NASA presents first full-color image from the James Webb space telescope
A NASA report describes the first full-color image from the James Webb space telescope as the deepest and sharpest infrared image ever taken. It shows the galaxy cluster SMACS 0723 as it appeared 4.6 billion years ago in a deep field composite image, according to the US space agency. In a preview event at the White House, President Joe Biden and Vice President Kamala Harris released the first of a set of images.
Tuesday will bring the release of the remaining full-color images taken by the telescope. Representatives from various space agencies were responsible for selecting them. According to a NASA statement, cosmic objects that can be seen in the images include the Carina Nebula, a gas cloud located around 7,600 light years away, and the WASP-96 b, a giant gas planet outside our solar system.

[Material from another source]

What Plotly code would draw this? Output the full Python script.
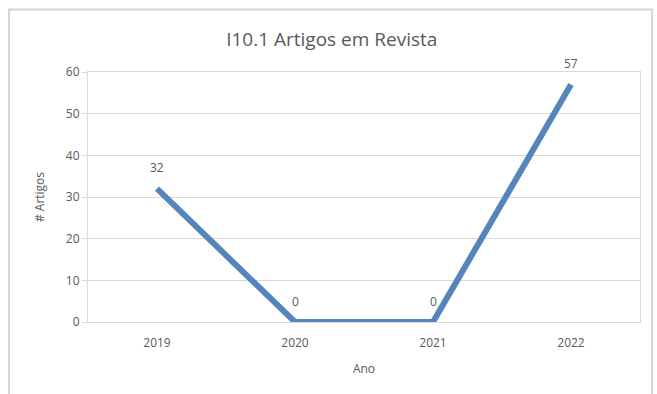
import plotly.graph_objects as go

anos = ["2019", "2020", "2021", "2022"]
artigos = [32, 0, 0, 57]
y_ticks = [0, 10, 20, 30, 40, 50, 60]

cinza = "#595959"
fonte = "Open Sans"

fig = go.Figure()
fig.add_trace(go.Scatter(
    x=anos, y=artigos,
    mode="lines",
    line=dict(color="#5585BA", width=6),
    hoverinfo="skip",
))

# value labels above each point (category index on the x axis)
for i, v in enumerate(artigos):
    fig.add_annotation(x=i, y=v, xref="x", yref="y", text=str(v), showarrow=False,
                       yshift=21, font=dict(family=fonte, size=12, color=cinza))

fig.update_layout(
    width=657, height=394,
    margin=dict(l=88, r=17, t=72, b=72, autoexpand=False),
    paper_bgcolor="white", plot_bgcolor="white",
    showlegend=False,
    title=dict(text="I10.1 Artigos em Revista", x=0.505, xanchor="center",
               y=0.9, yanchor="middle",
               font=dict(family=fonte, size=19, color=cinza)),
    xaxis=dict(
        type="category", range=[-0.5, 3.5],
        showgrid=False, showline=True, linecolor="#D9D9D9", linewidth=1,
        mirror=True, ticks="", ticklabelstandoff=10,
        tickfont=dict(family=fonte, size=12, color=cinza),
        title=dict(text="Ano", standoff=14, font=dict(family=fonte, size=12, color=cinza)),
    ),
    yaxis=dict(
        range=[0, 60], tickvals=y_ticks,
        showgrid=True, gridcolor="#D9D9D9", gridwidth=1,
        showline=True, linecolor="#D9D9D9", mirror=True,
        zeroline=False, ticks="outside", ticklen=5, tickcolor="#D9D9D9",
        tickfont=dict(family=fonte, size=12, color=cinza),
        title=dict(text="# Artigos", standoff=18, font=dict(family=fonte, size=12, color=cinza)),
    ),
    shapes=[dict(type="rect", xref="paper", yref="paper",
                 x0=-0.143, x1=1.022, y0=-0.5, y1=1.25,
                 line=dict(color="#D4D4D4", width=2), layer="below")],
)

fig.write_html("out.html")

These images mark the beginning of scientific work with the Webb telescope, the largest and most powerful telescope ever launched into space. On 25th December, the European Space Agency launched the James Webb telescope from the Kourou spaceport in French Guiana aboard an Ariane launch vehicle.
Scientists are hoping the telescope’s images will give insight into the period after the Big Bang some 13.8 billion years ago. About $10 billion was spent on the development of the Webb telescope over a period of 30 years. It is the successor to the Hubble telescope, which has been in operation for more than 30 years.